Tuesday, February 21, 2012

Stargate SG-1--"Demons"

Now here is a rare bird--an episode of science fiction that presents Christianity in a positive light. In a genre dominated by skeptical writers fearful Christianity is nothing more than a barrier to knowledge and freedom that enslaves the ignorant masses, it is refreshing to see a different spin. I am generally not a fan of medieval stories, but “Demons” is one of the better efforts I have seen.

The SG-1 team arrives on a planet and discovers a village straight out of medieval Europe. The setting piques Daniel’s curiosity. The Goa’uld have posed as all sorts of gods throughout the years, but never God Himself. Teal’c remarks that he knows of no Goa’uld who possess the benevolence of God in order to instill the benevolence required of Christians in the Bible. Jack expresses surprise Teal’c has read the Bible, to which Teal’c asks why he would not read the Bible, as it is the cornerstone of Western Civilization.
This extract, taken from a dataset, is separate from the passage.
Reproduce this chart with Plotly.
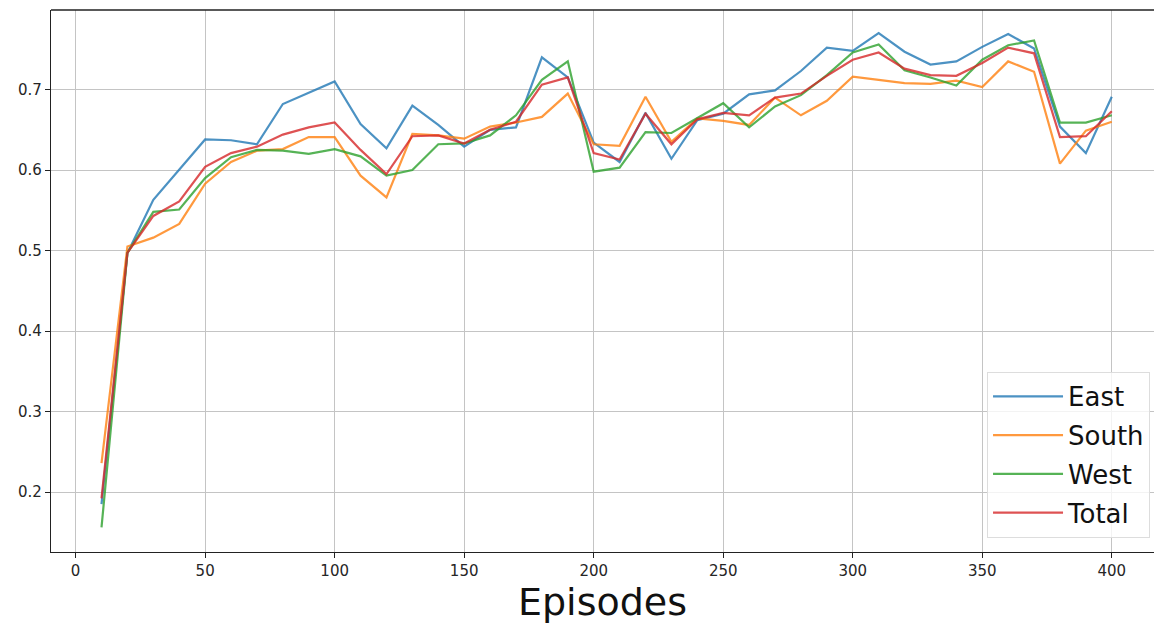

In that brief exchange, Stargate SG-1 has gone against the Hollywood line and acknowledged not only that Christianity is not evil, but is the basis for Western Civilization. During the early summer, the Ori will show up and take some serious shots at Christianity, but it is good to know we are in good company for eight seasons or so.
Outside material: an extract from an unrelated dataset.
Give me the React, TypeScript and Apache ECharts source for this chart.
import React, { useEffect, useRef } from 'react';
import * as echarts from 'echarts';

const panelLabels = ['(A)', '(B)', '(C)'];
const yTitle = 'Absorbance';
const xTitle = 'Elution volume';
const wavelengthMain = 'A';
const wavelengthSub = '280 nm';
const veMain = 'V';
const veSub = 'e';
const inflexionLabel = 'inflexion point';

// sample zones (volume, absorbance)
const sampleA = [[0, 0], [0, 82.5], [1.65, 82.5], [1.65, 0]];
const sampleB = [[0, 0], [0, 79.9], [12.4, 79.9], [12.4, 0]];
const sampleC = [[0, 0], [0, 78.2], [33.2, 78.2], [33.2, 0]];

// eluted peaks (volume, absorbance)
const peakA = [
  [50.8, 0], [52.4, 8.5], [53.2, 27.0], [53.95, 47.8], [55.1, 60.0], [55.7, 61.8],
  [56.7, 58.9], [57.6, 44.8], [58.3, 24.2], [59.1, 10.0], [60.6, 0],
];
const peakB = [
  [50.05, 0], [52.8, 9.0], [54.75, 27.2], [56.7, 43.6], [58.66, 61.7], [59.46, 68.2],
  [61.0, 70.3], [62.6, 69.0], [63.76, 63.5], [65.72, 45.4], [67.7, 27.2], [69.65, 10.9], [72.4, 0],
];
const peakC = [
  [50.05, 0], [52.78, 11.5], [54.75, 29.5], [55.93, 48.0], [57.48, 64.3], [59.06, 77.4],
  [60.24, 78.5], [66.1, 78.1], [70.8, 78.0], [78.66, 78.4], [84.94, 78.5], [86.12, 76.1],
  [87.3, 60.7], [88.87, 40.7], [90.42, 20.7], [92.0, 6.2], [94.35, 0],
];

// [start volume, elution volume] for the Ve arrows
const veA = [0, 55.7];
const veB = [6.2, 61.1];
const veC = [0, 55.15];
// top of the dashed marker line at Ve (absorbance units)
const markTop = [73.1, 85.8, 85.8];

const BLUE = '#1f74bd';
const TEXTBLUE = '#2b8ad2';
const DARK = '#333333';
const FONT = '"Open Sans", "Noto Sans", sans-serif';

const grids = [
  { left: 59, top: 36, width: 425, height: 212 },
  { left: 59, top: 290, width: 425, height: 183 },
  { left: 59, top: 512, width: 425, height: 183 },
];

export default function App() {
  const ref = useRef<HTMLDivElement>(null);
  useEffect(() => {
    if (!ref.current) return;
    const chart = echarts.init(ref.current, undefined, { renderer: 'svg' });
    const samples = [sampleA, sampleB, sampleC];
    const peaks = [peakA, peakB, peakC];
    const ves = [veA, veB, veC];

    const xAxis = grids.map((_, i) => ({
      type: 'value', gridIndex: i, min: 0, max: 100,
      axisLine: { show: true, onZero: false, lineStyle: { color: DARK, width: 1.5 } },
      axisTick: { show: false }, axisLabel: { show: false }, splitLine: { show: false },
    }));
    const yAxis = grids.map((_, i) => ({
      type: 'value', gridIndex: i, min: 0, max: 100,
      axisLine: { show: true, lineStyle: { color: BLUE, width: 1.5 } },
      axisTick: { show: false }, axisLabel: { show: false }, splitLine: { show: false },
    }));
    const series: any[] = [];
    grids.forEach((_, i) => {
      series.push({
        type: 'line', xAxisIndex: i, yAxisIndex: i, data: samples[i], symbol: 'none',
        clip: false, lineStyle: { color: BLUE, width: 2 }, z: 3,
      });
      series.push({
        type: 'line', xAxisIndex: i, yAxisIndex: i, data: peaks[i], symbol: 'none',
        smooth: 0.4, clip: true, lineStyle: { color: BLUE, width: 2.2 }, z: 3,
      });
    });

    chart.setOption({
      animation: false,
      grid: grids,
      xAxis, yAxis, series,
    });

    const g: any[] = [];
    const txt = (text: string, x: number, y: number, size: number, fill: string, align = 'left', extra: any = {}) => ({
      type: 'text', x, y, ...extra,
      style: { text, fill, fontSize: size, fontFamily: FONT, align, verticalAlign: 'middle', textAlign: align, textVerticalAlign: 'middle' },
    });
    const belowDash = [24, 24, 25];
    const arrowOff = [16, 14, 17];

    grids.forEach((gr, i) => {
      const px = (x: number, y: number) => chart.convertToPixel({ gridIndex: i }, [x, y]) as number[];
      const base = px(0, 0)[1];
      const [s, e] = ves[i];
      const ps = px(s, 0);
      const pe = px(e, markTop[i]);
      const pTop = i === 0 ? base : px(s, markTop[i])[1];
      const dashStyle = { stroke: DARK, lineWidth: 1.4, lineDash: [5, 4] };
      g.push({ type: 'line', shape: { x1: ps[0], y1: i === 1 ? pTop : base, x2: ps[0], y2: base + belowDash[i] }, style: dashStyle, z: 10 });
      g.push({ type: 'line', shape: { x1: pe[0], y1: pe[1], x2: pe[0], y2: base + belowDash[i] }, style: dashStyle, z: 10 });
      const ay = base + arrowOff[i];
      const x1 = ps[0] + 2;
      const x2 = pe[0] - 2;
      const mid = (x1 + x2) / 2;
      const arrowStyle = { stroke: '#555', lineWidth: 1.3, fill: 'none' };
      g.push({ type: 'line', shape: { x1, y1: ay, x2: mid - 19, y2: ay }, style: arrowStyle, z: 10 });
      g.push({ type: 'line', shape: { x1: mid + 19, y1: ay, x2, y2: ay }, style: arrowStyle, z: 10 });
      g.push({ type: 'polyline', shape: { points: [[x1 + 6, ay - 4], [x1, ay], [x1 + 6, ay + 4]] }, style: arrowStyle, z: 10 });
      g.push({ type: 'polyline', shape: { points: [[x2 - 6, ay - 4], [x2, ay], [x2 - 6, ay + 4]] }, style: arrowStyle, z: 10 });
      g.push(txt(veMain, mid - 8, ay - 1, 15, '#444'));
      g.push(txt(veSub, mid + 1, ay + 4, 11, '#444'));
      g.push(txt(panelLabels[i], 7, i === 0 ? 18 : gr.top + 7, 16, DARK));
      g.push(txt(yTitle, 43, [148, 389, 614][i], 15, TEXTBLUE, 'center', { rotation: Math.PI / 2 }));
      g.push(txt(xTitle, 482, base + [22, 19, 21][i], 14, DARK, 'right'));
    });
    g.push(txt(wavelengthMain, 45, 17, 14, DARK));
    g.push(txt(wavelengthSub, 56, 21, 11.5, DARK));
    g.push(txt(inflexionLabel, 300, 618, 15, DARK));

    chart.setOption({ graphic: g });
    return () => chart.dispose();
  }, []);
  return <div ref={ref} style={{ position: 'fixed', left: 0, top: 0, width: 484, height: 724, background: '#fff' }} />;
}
In the center of the village, the SG-1 team finds a young woman chained to a post. She is supposedly demon possessed, but only has the chicken pox. She is set to be sacrificed to a demon, but SG-1 rescues her and hides in her husband, Simon. The demon in question turns out to be a Unas. Our heroes offer to kill it, but wind up accused of being demons themselves. Teal’c is particularly in trouble due to the mark of apophis on his forehead. Teal’c is forced to undergo witches ordeals to prove he is not possessed. He apparently drowns on the final one, which ironically clears his nme.

The whole unas as a demon earning regular sacrifices for dubious reasons is all a scam. The Canon, who is the local religious leader, is in cahoots with the Unas in order to maintain his own power. The canon arranges sacrifices to become Goa’uld hosts for sokar in exchange for maintaining power over the village. The arrangement is disrupted when teal’c returns from the dead thanks to his symbiote,. The SG-1 team is chained up for sacrifice again, but escape, defeat the Unas, and finally the Canon when the Unas’ symbiote jumps into him. The villagers bury the stargate and that is that.
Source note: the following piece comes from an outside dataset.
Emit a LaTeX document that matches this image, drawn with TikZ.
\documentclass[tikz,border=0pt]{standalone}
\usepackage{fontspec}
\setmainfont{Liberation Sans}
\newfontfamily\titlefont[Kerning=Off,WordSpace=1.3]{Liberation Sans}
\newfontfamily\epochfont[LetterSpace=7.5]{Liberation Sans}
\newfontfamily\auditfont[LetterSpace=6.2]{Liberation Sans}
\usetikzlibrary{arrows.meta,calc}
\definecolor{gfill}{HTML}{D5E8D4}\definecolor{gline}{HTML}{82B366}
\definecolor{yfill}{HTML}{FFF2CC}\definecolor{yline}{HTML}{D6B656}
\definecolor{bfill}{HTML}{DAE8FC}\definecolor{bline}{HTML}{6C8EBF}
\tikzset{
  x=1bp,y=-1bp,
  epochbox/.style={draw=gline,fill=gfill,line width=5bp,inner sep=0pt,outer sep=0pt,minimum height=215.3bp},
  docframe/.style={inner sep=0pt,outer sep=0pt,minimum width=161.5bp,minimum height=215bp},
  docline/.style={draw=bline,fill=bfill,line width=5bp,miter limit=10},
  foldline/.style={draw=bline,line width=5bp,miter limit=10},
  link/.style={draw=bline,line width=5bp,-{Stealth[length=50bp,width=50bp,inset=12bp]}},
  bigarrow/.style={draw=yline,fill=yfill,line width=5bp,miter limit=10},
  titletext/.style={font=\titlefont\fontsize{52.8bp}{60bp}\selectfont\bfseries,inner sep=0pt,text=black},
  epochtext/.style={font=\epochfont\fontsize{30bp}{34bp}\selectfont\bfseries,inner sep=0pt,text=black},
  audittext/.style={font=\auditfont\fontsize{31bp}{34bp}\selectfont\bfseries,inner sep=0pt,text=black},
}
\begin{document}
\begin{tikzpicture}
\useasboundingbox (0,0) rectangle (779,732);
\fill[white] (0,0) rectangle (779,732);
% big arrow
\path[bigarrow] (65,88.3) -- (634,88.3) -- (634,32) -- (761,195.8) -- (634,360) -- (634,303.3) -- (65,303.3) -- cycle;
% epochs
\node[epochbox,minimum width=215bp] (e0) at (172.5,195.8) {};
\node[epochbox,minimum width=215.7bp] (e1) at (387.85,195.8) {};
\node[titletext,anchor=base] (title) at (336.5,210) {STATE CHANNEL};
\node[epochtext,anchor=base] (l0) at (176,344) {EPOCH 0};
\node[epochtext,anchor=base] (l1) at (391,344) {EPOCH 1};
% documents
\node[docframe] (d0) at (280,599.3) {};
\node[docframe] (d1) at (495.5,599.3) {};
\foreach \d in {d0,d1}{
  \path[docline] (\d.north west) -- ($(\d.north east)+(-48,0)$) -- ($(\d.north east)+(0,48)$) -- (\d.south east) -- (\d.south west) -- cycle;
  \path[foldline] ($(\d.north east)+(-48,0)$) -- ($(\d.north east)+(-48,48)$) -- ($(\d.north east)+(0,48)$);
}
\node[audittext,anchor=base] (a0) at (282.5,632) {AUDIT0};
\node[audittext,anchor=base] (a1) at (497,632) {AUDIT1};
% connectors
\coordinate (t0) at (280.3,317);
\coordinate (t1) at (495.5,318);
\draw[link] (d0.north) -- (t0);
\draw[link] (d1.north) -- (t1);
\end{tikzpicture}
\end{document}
Just to note, the Canon is a flat out Elmer Gantry type. He does not believe in Christianity. He is just using the people’s devotion in order to exploit them. There is no impression that Christians are as a whole stupid and easy to exploit by wolves in sheep’s clothing. The villagers are superstitious, but they are a product of their time rather than a knock on modern day Christianity. Which may explain why “Demons” is not particularly popular among Gaters. I will be the first to admit it is not a great episode, but there are no fundamental flaws with it, either. It is an enjoyable adventure presented within the confines of a familiar religion.

One highlight is Talc’s “death.” He is a corpse for two acts, and although you know something is going to change that, it is a tensely emotional wait regardless. The contrast of teal’c being proven to not be a demon and Christopher Judge voicing the Unas amuses me, as well.